Initiate Community Solutions

Once you have a list of problems, you need to find answers. Sometimes the answer is obvious and self-evident. Other times, the solution seems impossible due to the inherent nature of the problem. Be creative. No possible solution is beyond reason. Believe that every problem has a positive aspect that can be exploited.

Communicate Plans

It is likely that one of the problems identified in your community was a lack of effective communication. Let this be the solution to that problem. Publish the newsletter. Make a concerted effort to obtain email addresses for every resident. Start a community web site. Use signage at the entrance as reminders. Strive to make sure that even the resident that never reads anything sent by the association is knowledgeable. Allow all forms of communication to offer avenues for feedback. Never assume the majority opinion ask for it.

Cultivate Leadership

Communities start down the path of discontent and failure when the leadership becomes misdirected or stagnate. There needs to be a continuous flow of new leaders in the community. This is not to say that there needs to be a complete turnover of the board or key leaders. Rather, there needs to be balanced transition from one group to the next. Committees need to be meaningful. Board and community meetings need to have purpose.

Encourage Participation

Every voice and every opinion needs to be heard. Enforcement of community policies is done with fairness, due process and respect. Individual differences are considered to be a plus to the diversity of the community. Participation and involvement are successful in different levels to different individuals. Encourage all levels of activity.

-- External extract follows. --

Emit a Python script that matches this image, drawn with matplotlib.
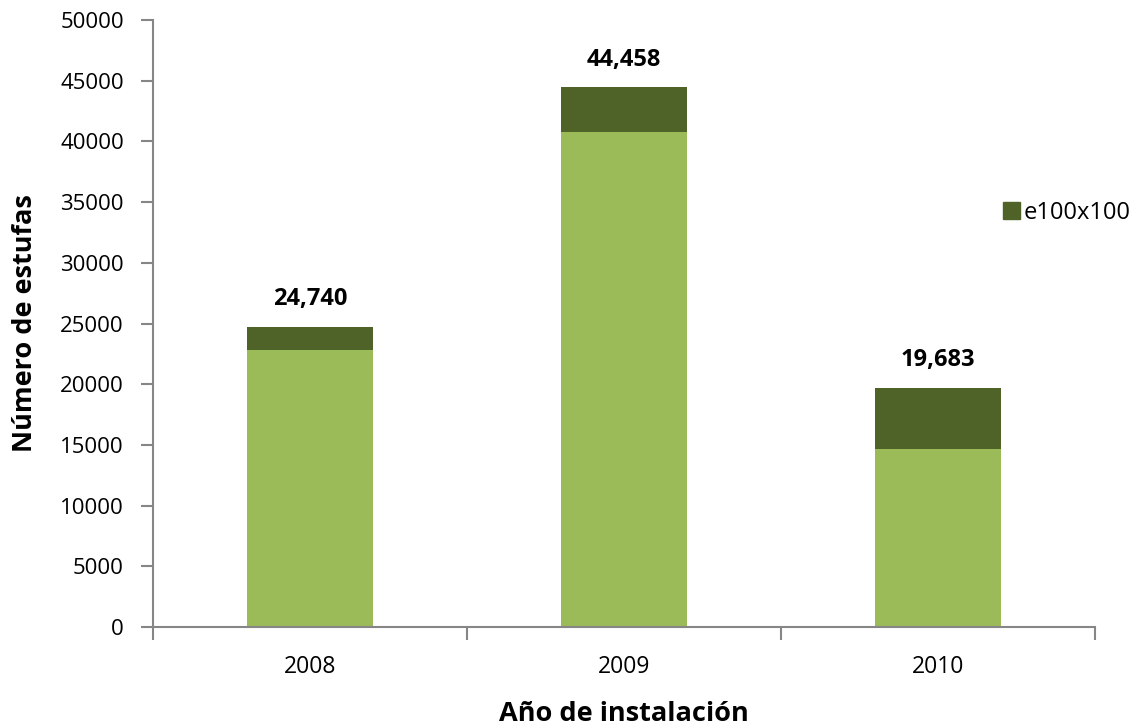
import numpy as np
import matplotlib.pyplot as plt
from matplotlib.patches import Patch

plt.rc("font", family=["Open Sans", "DejaVu Sans"], size=16)

years = ["2008", "2009", "2010"]
base = [22800, 40800, 14650]        # lower (light green) part
e100 = [1940, 3658, 5033]           # e100x100 (dark green) part
totals = [24740, 44458, 19683]

light = "#9bbb59"
dark = "#4f6228"
axcol = "#868686"

fig = plt.figure(figsize=(11.36, 7.28), dpi=100)
ax = fig.add_axes([0.1347, 0.1387, 0.8293, 0.8338])

x = np.arange(len(years))
ax.bar(x, base, width=0.40, color=light, edgecolor="none")
ax.bar(x, e100, width=0.40, bottom=base, color=dark, edgecolor="none")

for xi, t in zip(x, totals):
    ax.text(xi, t + 1300, f"{t:,}", ha="center", va="bottom",
            fontsize=17, fontweight="bold")

ax.set_xlim(-0.5, 2.5)
ax.set_ylim(0, 50000)
ax.set_yticks(np.arange(0, 50001, 5000))
ax.set_xticks([-0.5, 0.5, 1.5, 2.5])
ax.set_xticklabels([])
ax.set_xticks(x, minor=True)
ax.set_xticklabels(years, minor=True, fontsize=16.5)
ax.tick_params(axis="x", which="minor", length=0, pad=20)
ax.tick_params(axis="x", which="major", length=9, width=1.5, color=axcol, direction="out")
ax.tick_params(axis="y", length=9, width=1.5, color=axcol, direction="out", pad=12)

for s in ["top", "right"]:
    ax.spines[s].set_visible(False)
for s in ["left", "bottom"]:
    ax.spines[s].set_color(axcol)
    ax.spines[s].set_linewidth(1.5)

ax.set_ylabel("Número de estufas", fontsize=19.5, fontweight="bold", labelpad=16)
ax.set_xlabel("Año de instalación", fontsize=19.5, fontweight="bold", labelpad=16)

ax.legend(handles=[Patch(color=dark, label="e100x100")], loc="center left",
          bbox_to_anchor=(0.902, 0.682), frameon=False, fontsize=17,
          borderaxespad=0, borderpad=0,
          handlelength=0.75, handleheight=0.75, handletextpad=0.15)

fig.savefig("out.png", dpi=100)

It is time for the community association to evolve. The original idea of neighborhood and common-interest exist now more than ever before. Yet, with passage of time, the evolutionary process needs to strive forward. Community leaders need to take an active role in planning, identifying and cultivating the new community association. This is not a once-a-year process. Rather, it is a change in the philosophy that will propel your community toward escalating property values and blossoming community spirit.